A proactive maintenance routine is your strongest defense against sudden hydraulic breakdowns on the production floor. Waiting for an oil leak to appear before checking your fluid systems means you are already losing money to component wear. A simple weekly inspection routine catches minor issues—like loose fittings or slight rod discoloration—before they turn into major failures.
It takes very little time to set up a comprehensive monitoring schedule.
- Check fluid clarity and temperature daily during peak operating shifts.
- Wipe exposed piston rods clean weekly to inspect for micro-cracks.
- Check the torque on all structural mounting bolts every single month.
Consistent inspection keeps your automated machinery running smoothly year after year.
Documenting your system baseline pressures helps your maintenance team spot slow performance declines before a valve or seal fails completely. Taking care of your fluid system ensures your machinery delivers reliable, full-rated power every time you start the line.
| Inspection Interval | Target Component | Maintenance Objective |
| Daily Shift Check | Gland seal area | Look for trace oil films indicating early seal wear |
| Weekly Maintenance | Exposed piston rod | Check for surface scoring or signs of sideloading |
| Monthly Audit | Main mounting pins | Inspect for physical distortion or mounting play |
Conclusion
Preventing unexpected breakdowns requires a deep understanding of what a hydraulic cylinder is and how it responds to real-world industrial stress. By monitoring seal health, maintaining strict fluid cleanliness, and checking mechanical alignment, you protect your production lines from costly downtime. Taking these proactive steps ensures your equipment delivers consistent, reliable force month after month.
At Topa, we build heavy-duty, high-precision fluid power components engineered to withstand the harshest industrial operating environments. Whether your production lines require custom double-acting configurations or rugged single-acting designs, our engineering team delivers the exact performance specifications your machinery demands. Contact us today to optimize your hydraulic systems and eliminate unexpected production downtime.
Frequently Asked Questions
Can I replace a single hydraulic cylinder seal without rebuilding the whole unit?
No, it is highly recommended to replace all internal seals at the same time using a complete rebuild kit. If one seal has worn out from operation, the other internal rings have experienced the same wear and will likely fail shortly afterward.
What is the best way to remove trapped air from a newly installed cylinder?
The best approach is to cycle the cylinder through its full extension and retraction stroke multiple times under zero mechanical load. Trapped air naturally rises to the top of the oil column and escapes back into the fluid reservoir through the return lines.
How do I know if internal fluid bypass is occurring inside my cylinder barrel?

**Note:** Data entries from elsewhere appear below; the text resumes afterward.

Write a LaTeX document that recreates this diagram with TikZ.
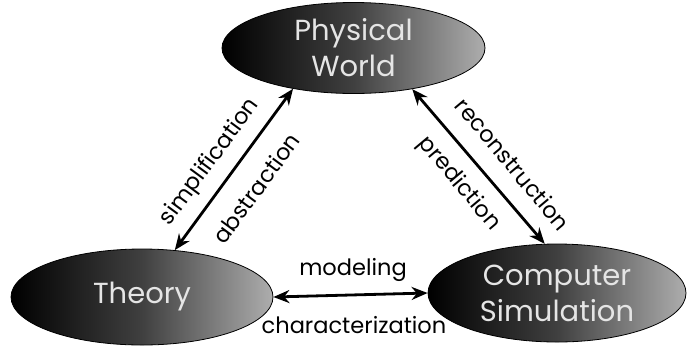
\documentclass[tikz,border=0pt]{standalone}
\usepackage{fontspec}
\setmainfont{Poppins}
\usetikzlibrary{shapes.geometric,arrows.meta}
\tikzset{
  world/.style={ellipse, draw=black, line width=0.8pt, left color=black,
    right color=black!32, middle color=black!75, text=white!90!black, align=center,
    font=\fontsize{29}{36}\selectfont, inner sep=0pt},
  link/.style={line width=2.8pt,
    {Stealth[length=16pt,width=13pt]}-{Stealth[length=16pt,width=13pt]}},
  lbl/.style={font=\fontsize{22.5}{26}\selectfont, inner sep=0pt}
}
\begin{document}
\begin{tikzpicture}[x=1pt,y=-1pt]
\useasboundingbox (0,0) rectangle (687,349);
% the three domains
\node[world, minimum width=263pt, minimum height=91pt] (pw) at (353.5,48) {Physical\\World};
\node[world, minimum width=262pt, minimum height=96pt] (th) at (142,297) {Theory};
\node[world, minimum width=258pt, minimum height=98pt] (cs) at (557,293) {Computer\\Simulation};
% relations between them
\draw[link] (pw.214) -- (th.55);
\draw[link] (pw.-35) -- (cs.104);
\draw[link] (th.east) -- (cs.west);
% relation labels
\node[lbl, rotate=53.6] (simp) at (210,162) {simplification};
\node[lbl, rotate=53.6] (abst) at (256,188) {abstraction};
\node[lbl, rotate=-50] (reco) at (513,164) {reconstruction};
\node[lbl, rotate=-50] (pred) at (459,184) {prediction};
\node[lbl] (mode) at (353,270) {modeling};
\node[lbl] (char) at (354,325) {characterization};
\end{tikzpicture}
\end{document}
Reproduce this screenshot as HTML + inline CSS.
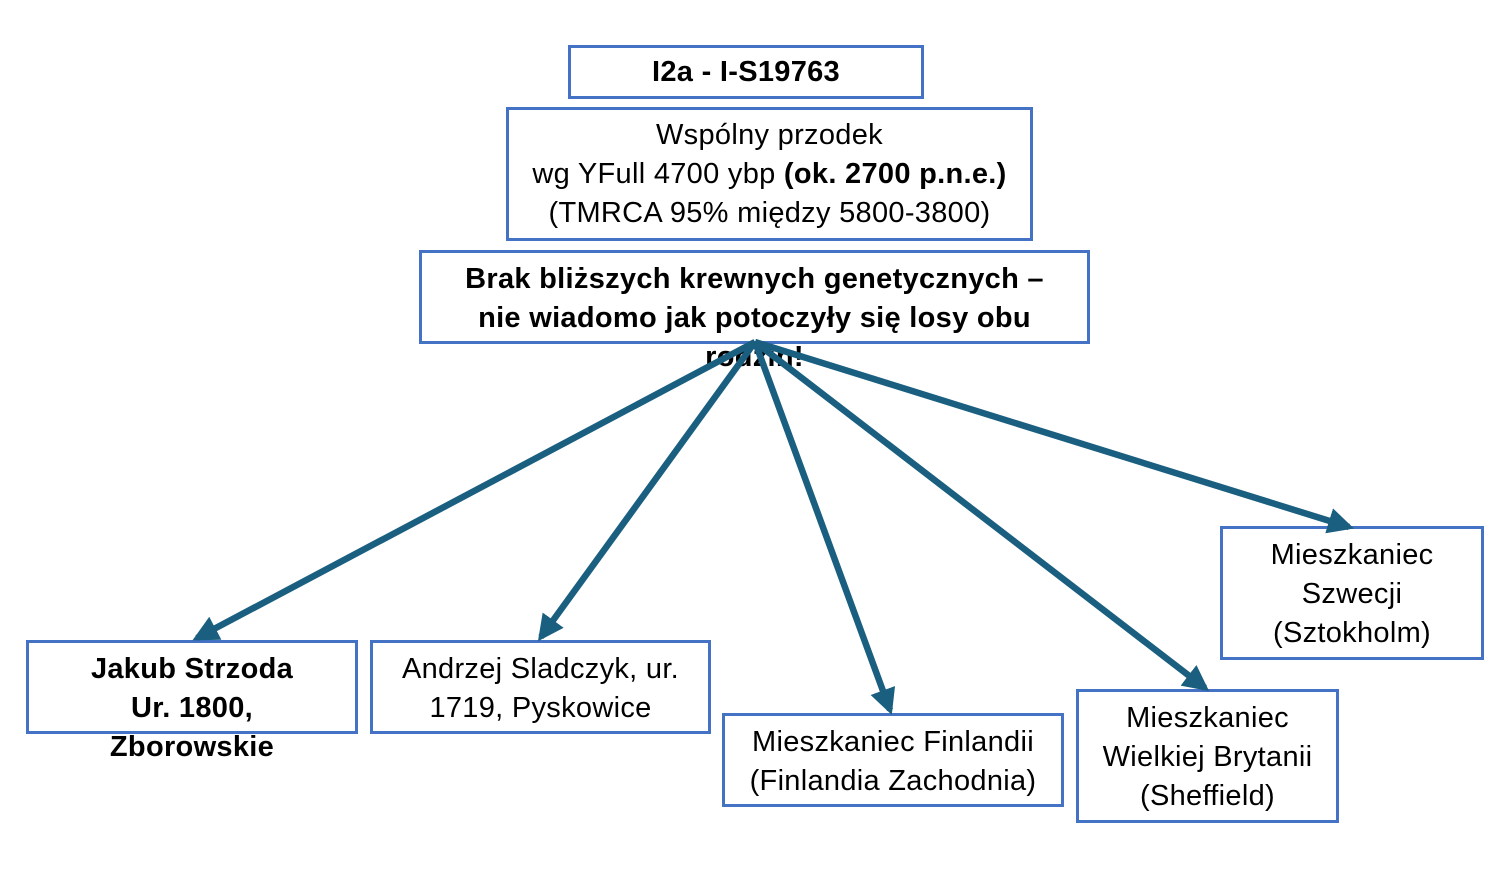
<!DOCTYPE html>
<html><head><meta charset="utf-8"><style>
body{margin:0;width:1500px;height:884px;background:#fff;position:relative;overflow:hidden;font-family:"Liberation Sans",sans-serif;color:#000}
.b{position:absolute;box-sizing:border-box;border:3px solid #4472C4;background:#fff;text-align:center;font-size:29px;letter-spacing:0.3px;line-height:39px;display:flex;flex-direction:column;justify-content:flex-start;align-items:center;white-space:nowrap}
.bold{font-weight:bold}
svg{position:absolute;left:0;top:0}
</style></head><body>
<div class="b bold" style="left:568px;top:45px;width:356px;height:54px;justify-content:center">I2a - I-S19763</div>
<div class="b" style="left:506px;top:107px;width:527px;height:134px;padding-top:6px;overflow:visible"><div>Wspólny przodek<br>wg YFull 4700 ybp <b>(ok. 2700 p.n.e.)</b><br>(TMRCA 95% między 5800-3800)</div></div>
<div class="b bold" style="left:419px;top:250px;width:671px;height:94px;padding-top:7px;overflow:visible"><div>Brak bliższych krewnych genetycznych –<br>nie wiadomo jak potoczyły się losy obu<br>rodzin!</div></div>
<div class="b bold" style="left:26px;top:640px;width:332px;height:94px;padding-top:7px;overflow:visible"><div>Jakub Strzoda<br>Ur. 1800,<br>Zborowskie</div></div>
<div class="b" style="left:370px;top:640px;width:341px;height:94px;padding-top:7px">Andrzej Sladczyk, ur.<br>1719, Pyskowice</div>
<div class="b" style="left:722px;top:713px;width:342px;height:94px;padding-top:7px">Mieszkaniec Finlandii<br>(Finlandia Zachodnia)</div>
<div class="b" style="left:1076px;top:689px;width:263px;height:134px;padding-top:7px">Mieszkaniec<br>Wielkiej Brytanii<br>(Sheffield)</div>
<div class="b" style="left:1220px;top:526px;width:264px;height:134px;padding-top:7px">Mieszkaniec<br>Szwecji<br>(Sztokholm)</div>
<svg width="1500" height="884">
<defs><marker id="a" markerWidth="4" markerHeight="4" refX="3.2" refY="2" orient="auto" markerUnits="strokeWidth"><path d="M0,0 L4,2 L0,4 z" fill="#1a5f80"/></marker></defs>
<g stroke="#1a5f80" stroke-width="6.5" fill="none" marker-end="url(#a)">
<line x1="755" y1="342" x2="197" y2="638"/>
<line x1="755" y1="342" x2="541" y2="637"/>
<line x1="755" y1="342" x2="890" y2="710"/>
<line x1="755" y1="342" x2="1205" y2="688"/>
<line x1="755" y1="342" x2="1349" y2="527"/>
</g>
</svg>
</body></html>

You can detect internal bypass by extending the cylinder completely and tracking if the rod creeps backward while the control valves are closed. Another reliable method is to touch the cylinder barrel near the piston head after it has been running under heavy load for an hour.
How often should I test the cleanliness of my hydraulic fluid supply?
You should conduct a formal fluid analysis every three to six months, depending on how many hours your production machinery runs. Facilities operating in high-dust environments or running continuous 24-hour production shifts require quarterly fluid testing to track microscopic particulate build-up.
Can I run standard industrial cylinders beyond their maximum rated operating pressure?
No, exceeding the maximum rated pressure can warp the steel barrel, snap the tie rods, or blow out the primary gland seals. Operating above engineering limits creates extreme mechanical stress that can lead to sudden, dangerous structural failures on your shop floor.